I don't have much information on Benjamin and Marjorie Cavileer's family (photos, birth and death dates, spouses, etc.). Any information that is floating around in the Blog-O-Sphere would be appreciated.

Pete S


  1. Pete,
    Benjamin Cavileer, my great uncle, and Henry Updike were some of the first to introduce blue berries into the area ..... Ben and Aunt Nemmie (for Nevada) had around twenty acres in lower bank which he had carved out of the woods. Russell Groff's junk yard is now located on that property.

    I spent several summers picking berries there with my grandmother (Ray Allen). We were given little paper tickets (one pint, five pints, ten pints, etc.) which you could cash in at a later date for 5 cents a pint. Grandmom and I made a pretty good team, her on on side of the row and me the other. Most days she averaged a little over 100 pints (which came out to just over $5.00 a day), as for me 90 pints was a good number.

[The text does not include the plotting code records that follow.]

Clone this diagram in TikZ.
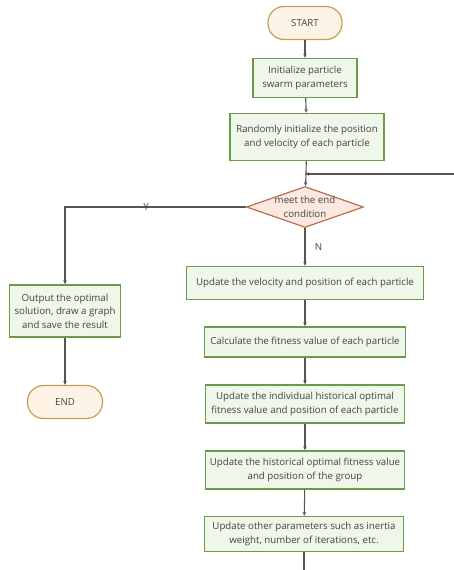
\documentclass[tikz,border=0pt]{standalone}
\usepackage{fontspec}
\setmainfont{Open Sans}
\usetikzlibrary{shapes.geometric,arrows.meta}

\definecolor{boxline}{HTML}{6A9A4A}
\definecolor{boxfill}{HTML}{EFF6EA}
\definecolor{decline}{HTML}{B5714F}
\definecolor{decfill}{HTML}{FBE8DF}
\definecolor{termline}{HTML}{C8A050}
\definecolor{termfill}{HTML}{FDF3E6}
\definecolor{wire}{HTML}{555555}
\definecolor{txt}{HTML}{444444}

\tikzset{
  stepbox/.style={draw=boxline,fill=boxfill,line width=1.4pt,align=center,
    inner sep=1pt,text=txt,font=\fontsize{9.7}{13.5}\selectfont},
  term/.style={draw=termline,fill=termfill,line width=1.2pt,rounded corners=16pt,
    minimum width=74pt,minimum height=33pt,text=txt,font=\fontsize{9.7}{13.5}\selectfont},
  decide/.style={diamond,draw=decline,fill=decfill,line width=1.2pt,
    inner sep=0pt,minimum width=117pt,minimum height=41pt},
  arr/.style={draw=wire,line width=1.1pt,-{Stealth[length=4pt,width=3.5pt]}},
  lbl/.style={text=txt,align=center,font=\fontsize{9.7}{13.5}\selectfont}
}

\begin{document}
\begin{tikzpicture}[x=1pt,y=-1pt]
  \useasboundingbox (0,0) rectangle (454,570);
  % main column
  \node[term] (start) at (305,23) {START};
  \node[stepbox,minimum width=104pt,minimum height=39pt] (init) at (305,78)
    {Initialize particle\\swarm parameters};
  \node[stepbox,minimum width=154pt,minimum height=47pt] (rand) at (307,137)
    {Randomly initialize the position\\and velocity of each particle};
  \node[decide] (dec) at (305,207) {};
  \node[lbl] (dectext) at (dec) {meet the end\\condition};
  \node[stepbox,minimum width=237pt,minimum height=33pt] (upd) at (305,283)
    {Update the velocity and position of each particle};
  \node[stepbox,minimum width=201pt,minimum height=30pt] (calc) at (305,342)
    {Calculate the fitness value of each particle};
  \node[stepbox,minimum width=199pt,minimum height=38pt] (indiv) at (305,404)
    {Update the individual historical optimal\\fitness value and position of each particle};
  \node[stepbox,minimum width=199pt,minimum height=38pt] (hist) at (305,470)
    {Update the historical optimal fitness value\\and position of the group};
  \node[stepbox,minimum width=199pt,minimum height=35pt] (other) at (304,534)
    {Update other parameters such as inertia\\weight, number of iterations, etc.};
  % left column
  \node[stepbox,minimum width=111pt,minimum height=52pt] (out) at (65,311)
    {Output the optimal\\solution, draw a graph\\and save the result};
  \node[term,minimum width=75pt] (end) at (65,402) {END};
  % loop ends
  \coordinate (back) at (454,174);
  \coordinate (join) at (305,174);
  \coordinate (tail) at (304,570);

  \foreach \a/\b in {start/init,init/rand,rand/dec,upd/calc,calc/indiv,indiv/hist,hist/other,out/end}
    \draw[arr] (\a) -- (\b);
  \draw[arr] (back) -- (join);
  \draw[arr] (dec) -- node[lbl,right=6pt] {N} (upd);
  \draw[arr] (dec.west) -| (out.north);
  \node[lbl] (yes) at (146,207) {Y};
  \draw[draw=wire,line width=1.1pt] (other) -- (tail);
\end{tikzpicture}
\end{document}
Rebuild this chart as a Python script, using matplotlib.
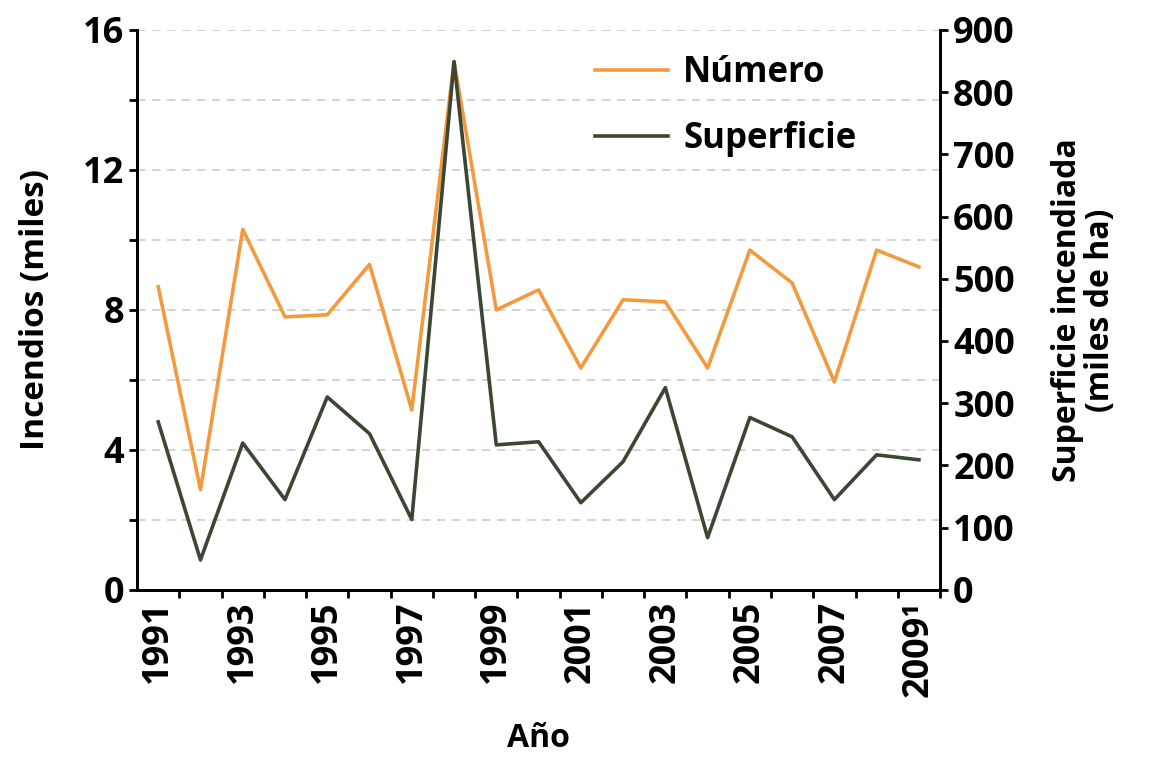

    They probably had close to 20 pickers, several working in the packing house, and 2 or 3 haulers driving around the field picking up the full carries (15 pints), leaving tickets, and dropping off empties. That way the pickers didn't spend their time toting berries back to the packing house.

    In the packing house the berries were sorted, checked, covered with a cellophane top, placed in shipping crates (flats which each held 12 pints), wooden slats nailed over them to keep from damaging the berries and off to market they went either Hammonton or Philly. There was also a mechanical sorting machine that was used. When they knocked berries (you would have a large bucket and hold a limb over the bucket and shake the berries off into the bucket) as there would be stems, leaves and other trash that would have to be removed. I don't know if he designed the machine or not, but remember that it was quite large and took up about a quarter of the packing house.
    Also, Ben had a small cranberries bog, but I don't know much about that.
    Mike Allen

  2. Mike, What a great description you've shared! Benjamin and Nevada were my great grandparents. I had the pleasure of spending bits of time with Great Grandmom Nevada Cavileer when I would visit with my Grandmother Marjorie Nevada Cavileer Fox (their first born) as a child. I have found some of the blueberry paper tickets you mention in Granny Foxes things as she passed away a couple of years ago. I would love to share the family tree info I have for anyone interested. Am new to this site but eager to trade info. Love the history of this area and the people who made it so special.

    Jeanne Fox Ford

  3. Jeanne,

    I'd love to borrow those Blueberry tickets you mentioned and any family photos you may have to scan them into our history files.

    Your family tree info might make for an interesting Blog entry.

    Pete S

  4. Jeanne,

    I would love to talk to you about the Fox family. I know a little bit but have not gotten very far. Maybe you could contact me through Pete.

    George Fox Mathis

  5. Jeanne,
    I would love to talk to you about the Fox family. I have some questions you may be able to answer. Maybe you could get in contact with me through Pete.

    George Fox Mathis

  6. Pete/George, Would love to share the info that I have. Please advise as to the best way to do so.

    Jeanne Fox Ford

  7. Jeane,

    Scan info and send by email would be best. If you are unable to scan, let me know and we'll figure something else out.